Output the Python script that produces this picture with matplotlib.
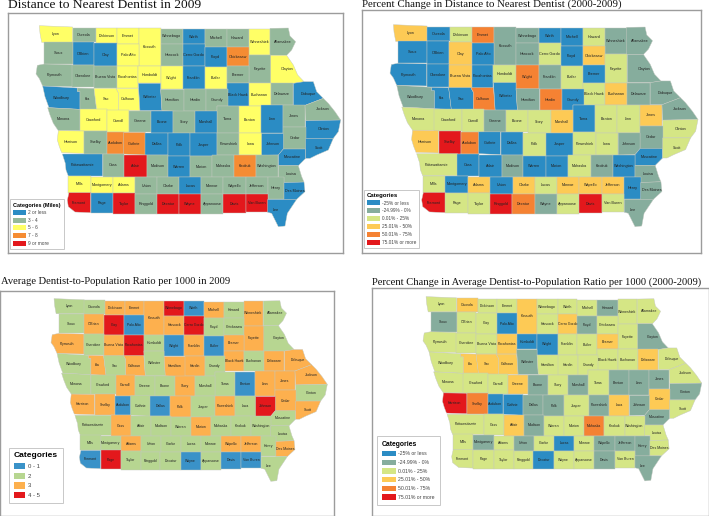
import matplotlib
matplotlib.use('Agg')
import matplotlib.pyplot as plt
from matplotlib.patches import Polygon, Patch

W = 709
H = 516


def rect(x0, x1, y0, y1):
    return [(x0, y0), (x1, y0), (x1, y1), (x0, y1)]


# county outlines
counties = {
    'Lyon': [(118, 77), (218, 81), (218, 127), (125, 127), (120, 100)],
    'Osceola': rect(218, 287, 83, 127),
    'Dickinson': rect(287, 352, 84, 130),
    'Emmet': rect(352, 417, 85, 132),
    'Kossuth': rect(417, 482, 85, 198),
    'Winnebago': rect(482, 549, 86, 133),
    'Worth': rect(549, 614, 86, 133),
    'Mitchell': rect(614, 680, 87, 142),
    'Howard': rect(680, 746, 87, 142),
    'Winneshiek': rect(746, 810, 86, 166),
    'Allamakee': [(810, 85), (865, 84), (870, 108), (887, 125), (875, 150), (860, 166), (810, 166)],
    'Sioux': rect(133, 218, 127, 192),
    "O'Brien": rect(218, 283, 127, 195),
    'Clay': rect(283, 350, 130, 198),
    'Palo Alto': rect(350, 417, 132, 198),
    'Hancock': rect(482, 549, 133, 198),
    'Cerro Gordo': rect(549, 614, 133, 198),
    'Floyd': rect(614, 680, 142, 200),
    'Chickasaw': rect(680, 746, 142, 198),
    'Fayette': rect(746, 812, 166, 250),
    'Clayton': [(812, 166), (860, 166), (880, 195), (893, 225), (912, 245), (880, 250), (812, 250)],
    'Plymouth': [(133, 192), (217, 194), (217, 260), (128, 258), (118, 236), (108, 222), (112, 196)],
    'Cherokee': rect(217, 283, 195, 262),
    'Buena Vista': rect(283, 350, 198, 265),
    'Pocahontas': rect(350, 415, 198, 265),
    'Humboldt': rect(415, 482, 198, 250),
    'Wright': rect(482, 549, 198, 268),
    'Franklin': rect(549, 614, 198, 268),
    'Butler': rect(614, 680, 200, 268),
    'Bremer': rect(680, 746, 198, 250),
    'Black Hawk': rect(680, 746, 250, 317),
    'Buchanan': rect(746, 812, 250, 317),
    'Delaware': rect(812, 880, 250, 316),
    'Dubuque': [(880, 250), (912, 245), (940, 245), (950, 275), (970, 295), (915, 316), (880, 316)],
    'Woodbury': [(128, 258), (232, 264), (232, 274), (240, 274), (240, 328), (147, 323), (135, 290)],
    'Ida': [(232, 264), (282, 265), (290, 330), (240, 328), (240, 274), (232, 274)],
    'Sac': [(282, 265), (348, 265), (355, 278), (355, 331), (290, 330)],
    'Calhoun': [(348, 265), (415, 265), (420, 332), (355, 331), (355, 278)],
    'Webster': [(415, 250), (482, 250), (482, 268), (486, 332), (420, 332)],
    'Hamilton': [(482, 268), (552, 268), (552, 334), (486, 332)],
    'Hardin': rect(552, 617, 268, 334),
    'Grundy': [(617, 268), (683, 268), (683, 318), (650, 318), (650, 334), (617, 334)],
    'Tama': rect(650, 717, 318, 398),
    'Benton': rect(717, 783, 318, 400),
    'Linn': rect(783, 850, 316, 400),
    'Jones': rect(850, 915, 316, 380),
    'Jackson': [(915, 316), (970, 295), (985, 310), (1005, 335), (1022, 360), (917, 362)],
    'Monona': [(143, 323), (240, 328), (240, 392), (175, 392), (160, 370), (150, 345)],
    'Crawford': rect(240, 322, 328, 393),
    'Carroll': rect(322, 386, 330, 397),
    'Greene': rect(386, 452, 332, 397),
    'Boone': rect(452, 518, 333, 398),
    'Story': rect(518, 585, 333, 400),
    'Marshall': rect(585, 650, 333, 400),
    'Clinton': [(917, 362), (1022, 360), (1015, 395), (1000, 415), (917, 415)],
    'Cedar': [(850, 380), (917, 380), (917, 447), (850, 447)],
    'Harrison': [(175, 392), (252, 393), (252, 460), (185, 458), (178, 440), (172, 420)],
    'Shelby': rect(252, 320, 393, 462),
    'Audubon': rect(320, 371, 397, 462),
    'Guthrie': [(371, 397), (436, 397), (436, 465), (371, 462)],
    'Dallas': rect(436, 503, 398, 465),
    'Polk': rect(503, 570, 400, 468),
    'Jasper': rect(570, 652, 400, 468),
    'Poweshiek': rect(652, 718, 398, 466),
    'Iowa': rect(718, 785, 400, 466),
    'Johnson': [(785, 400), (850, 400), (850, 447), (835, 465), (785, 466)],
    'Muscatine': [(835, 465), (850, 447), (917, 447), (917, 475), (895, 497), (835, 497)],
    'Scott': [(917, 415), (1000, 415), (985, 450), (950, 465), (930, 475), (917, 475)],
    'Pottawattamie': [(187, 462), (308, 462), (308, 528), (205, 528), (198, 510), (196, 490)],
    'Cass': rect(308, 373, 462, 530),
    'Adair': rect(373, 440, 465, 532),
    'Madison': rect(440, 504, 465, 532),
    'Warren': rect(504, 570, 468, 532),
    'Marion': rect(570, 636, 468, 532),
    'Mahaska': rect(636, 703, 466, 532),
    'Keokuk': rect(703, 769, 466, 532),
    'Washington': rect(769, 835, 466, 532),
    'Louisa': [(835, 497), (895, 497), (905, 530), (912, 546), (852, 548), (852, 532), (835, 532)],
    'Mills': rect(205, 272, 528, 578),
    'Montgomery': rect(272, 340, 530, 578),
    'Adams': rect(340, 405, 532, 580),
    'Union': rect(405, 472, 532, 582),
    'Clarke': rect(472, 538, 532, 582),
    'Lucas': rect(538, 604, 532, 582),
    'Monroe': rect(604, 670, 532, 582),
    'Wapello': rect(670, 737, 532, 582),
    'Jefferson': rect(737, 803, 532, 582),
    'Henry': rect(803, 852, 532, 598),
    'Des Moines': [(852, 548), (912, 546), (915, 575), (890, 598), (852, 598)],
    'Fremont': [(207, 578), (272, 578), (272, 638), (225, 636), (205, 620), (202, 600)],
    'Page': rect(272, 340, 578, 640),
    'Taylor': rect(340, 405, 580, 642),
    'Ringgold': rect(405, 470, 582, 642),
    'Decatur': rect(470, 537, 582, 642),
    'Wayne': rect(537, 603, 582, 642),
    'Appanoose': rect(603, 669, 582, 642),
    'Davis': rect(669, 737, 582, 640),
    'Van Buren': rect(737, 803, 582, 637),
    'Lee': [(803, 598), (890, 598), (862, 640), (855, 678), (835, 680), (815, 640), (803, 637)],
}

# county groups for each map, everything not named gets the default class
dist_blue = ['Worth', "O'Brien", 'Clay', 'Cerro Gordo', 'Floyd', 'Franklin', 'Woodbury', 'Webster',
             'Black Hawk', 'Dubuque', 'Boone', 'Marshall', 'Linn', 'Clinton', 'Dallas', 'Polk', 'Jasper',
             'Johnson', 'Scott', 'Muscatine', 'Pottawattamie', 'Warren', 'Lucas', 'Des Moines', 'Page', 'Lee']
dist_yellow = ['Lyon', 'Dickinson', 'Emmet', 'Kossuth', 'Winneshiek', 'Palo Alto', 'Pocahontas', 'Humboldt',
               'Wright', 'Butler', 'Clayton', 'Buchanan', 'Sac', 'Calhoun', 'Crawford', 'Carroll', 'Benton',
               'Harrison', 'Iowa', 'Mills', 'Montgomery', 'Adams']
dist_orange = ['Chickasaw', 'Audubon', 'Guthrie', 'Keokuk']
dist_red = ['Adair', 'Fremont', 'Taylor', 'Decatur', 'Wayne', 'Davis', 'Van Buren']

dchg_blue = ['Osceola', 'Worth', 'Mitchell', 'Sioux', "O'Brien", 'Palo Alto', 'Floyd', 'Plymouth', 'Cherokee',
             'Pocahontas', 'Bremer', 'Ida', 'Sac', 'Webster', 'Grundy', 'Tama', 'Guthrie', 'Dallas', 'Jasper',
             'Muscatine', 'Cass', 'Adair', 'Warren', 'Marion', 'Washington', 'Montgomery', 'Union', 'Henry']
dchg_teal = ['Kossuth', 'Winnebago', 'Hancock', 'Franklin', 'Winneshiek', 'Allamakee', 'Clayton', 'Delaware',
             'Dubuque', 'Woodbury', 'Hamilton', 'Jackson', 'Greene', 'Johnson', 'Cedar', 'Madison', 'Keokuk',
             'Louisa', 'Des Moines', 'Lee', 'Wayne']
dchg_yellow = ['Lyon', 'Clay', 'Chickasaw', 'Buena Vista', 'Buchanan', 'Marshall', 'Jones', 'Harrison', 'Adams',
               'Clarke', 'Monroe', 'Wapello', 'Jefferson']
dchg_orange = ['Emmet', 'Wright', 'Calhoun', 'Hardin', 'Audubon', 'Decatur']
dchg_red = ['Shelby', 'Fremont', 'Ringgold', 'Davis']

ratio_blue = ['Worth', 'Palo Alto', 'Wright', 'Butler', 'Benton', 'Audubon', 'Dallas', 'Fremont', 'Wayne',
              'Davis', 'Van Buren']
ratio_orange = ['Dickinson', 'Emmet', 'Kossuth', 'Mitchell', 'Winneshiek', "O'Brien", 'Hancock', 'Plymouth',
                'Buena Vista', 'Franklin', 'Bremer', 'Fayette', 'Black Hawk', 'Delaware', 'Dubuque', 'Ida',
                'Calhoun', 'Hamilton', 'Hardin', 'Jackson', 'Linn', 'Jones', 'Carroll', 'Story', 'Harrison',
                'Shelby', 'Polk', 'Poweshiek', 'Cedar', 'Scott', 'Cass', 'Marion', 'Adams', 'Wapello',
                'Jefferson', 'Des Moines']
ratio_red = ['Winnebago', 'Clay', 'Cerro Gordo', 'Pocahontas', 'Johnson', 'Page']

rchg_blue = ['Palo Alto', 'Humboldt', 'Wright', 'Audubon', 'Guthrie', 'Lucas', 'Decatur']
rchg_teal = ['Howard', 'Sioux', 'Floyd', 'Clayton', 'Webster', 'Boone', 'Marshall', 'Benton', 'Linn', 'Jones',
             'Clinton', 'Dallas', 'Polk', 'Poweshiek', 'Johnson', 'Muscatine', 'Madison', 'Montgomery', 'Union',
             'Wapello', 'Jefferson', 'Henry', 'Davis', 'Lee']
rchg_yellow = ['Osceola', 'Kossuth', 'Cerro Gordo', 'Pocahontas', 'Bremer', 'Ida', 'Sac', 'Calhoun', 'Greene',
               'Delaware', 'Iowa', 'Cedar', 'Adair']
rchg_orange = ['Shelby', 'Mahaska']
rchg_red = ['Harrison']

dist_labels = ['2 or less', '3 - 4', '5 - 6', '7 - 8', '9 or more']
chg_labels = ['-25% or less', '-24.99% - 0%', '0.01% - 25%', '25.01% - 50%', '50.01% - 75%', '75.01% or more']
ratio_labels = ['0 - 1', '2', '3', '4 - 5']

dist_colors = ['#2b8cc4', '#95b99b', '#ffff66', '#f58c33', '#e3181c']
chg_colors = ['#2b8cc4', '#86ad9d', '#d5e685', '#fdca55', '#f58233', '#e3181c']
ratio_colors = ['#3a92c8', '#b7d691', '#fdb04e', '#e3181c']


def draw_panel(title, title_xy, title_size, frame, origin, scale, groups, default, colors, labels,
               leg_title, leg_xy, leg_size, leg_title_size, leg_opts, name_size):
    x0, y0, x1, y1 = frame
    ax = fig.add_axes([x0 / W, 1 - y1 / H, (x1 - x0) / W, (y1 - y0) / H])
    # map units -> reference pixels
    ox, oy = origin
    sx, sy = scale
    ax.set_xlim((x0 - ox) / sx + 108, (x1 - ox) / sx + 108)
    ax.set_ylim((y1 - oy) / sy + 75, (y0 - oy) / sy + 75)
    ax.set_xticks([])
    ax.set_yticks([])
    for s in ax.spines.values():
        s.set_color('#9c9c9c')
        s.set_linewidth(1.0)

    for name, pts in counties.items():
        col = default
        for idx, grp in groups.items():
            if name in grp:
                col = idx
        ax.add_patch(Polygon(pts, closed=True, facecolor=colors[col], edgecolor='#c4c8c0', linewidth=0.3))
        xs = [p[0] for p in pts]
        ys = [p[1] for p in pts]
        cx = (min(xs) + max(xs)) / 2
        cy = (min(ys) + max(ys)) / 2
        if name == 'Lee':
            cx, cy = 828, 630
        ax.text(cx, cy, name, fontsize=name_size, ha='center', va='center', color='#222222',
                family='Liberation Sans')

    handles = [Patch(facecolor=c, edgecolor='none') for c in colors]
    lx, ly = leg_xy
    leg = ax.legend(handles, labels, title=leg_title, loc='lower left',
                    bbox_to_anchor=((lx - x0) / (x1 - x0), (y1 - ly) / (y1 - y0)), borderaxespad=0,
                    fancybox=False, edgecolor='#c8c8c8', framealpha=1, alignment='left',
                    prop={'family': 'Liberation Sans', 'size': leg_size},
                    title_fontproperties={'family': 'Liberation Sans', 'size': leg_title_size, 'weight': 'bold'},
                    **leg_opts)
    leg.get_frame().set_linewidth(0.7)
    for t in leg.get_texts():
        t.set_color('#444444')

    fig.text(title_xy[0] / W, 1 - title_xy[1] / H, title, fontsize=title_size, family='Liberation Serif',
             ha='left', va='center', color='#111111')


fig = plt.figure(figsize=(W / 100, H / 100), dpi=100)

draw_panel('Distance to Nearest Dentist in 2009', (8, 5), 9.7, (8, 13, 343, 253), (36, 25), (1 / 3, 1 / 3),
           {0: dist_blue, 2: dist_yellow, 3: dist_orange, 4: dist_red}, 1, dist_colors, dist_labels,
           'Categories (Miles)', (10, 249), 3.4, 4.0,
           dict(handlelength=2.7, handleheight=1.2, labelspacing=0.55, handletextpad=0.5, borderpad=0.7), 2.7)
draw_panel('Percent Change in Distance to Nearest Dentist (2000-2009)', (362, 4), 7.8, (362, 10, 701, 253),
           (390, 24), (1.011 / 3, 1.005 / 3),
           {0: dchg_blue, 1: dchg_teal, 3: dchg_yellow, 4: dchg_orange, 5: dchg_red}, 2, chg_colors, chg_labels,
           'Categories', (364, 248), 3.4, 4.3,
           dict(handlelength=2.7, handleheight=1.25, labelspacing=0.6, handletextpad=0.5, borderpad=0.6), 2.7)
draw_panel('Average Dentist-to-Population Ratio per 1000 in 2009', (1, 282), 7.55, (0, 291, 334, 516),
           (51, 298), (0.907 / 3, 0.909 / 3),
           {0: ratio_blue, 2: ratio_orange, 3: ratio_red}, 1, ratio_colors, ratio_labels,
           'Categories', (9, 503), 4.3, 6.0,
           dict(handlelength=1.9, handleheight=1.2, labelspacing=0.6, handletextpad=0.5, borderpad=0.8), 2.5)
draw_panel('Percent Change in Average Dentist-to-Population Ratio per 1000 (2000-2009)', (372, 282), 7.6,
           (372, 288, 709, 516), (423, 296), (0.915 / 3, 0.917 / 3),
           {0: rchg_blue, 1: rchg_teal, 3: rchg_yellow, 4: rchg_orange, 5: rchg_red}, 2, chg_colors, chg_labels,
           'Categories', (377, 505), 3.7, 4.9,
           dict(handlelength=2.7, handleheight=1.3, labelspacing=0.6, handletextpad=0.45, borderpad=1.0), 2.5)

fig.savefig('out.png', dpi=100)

——————————

Starting with the first line of the data above and ending with the line containing "return [(x0, y0), (x1, y0), (x1, y1), (x0, y1)]", please restate every line exactly, leaving images out.

▶ _Output below_:
Output the Python script that produces this picture with matplotlib.
import matplotlib
matplotlib.use('Agg')
import matplotlib.pyplot as plt
from matplotlib.patches import Polygon, Patch

W = 709
H = 516


def rect(x0, x1, y0, y1):
    return [(x0, y0), (x1, y0), (x1, y1), (x0, y1)]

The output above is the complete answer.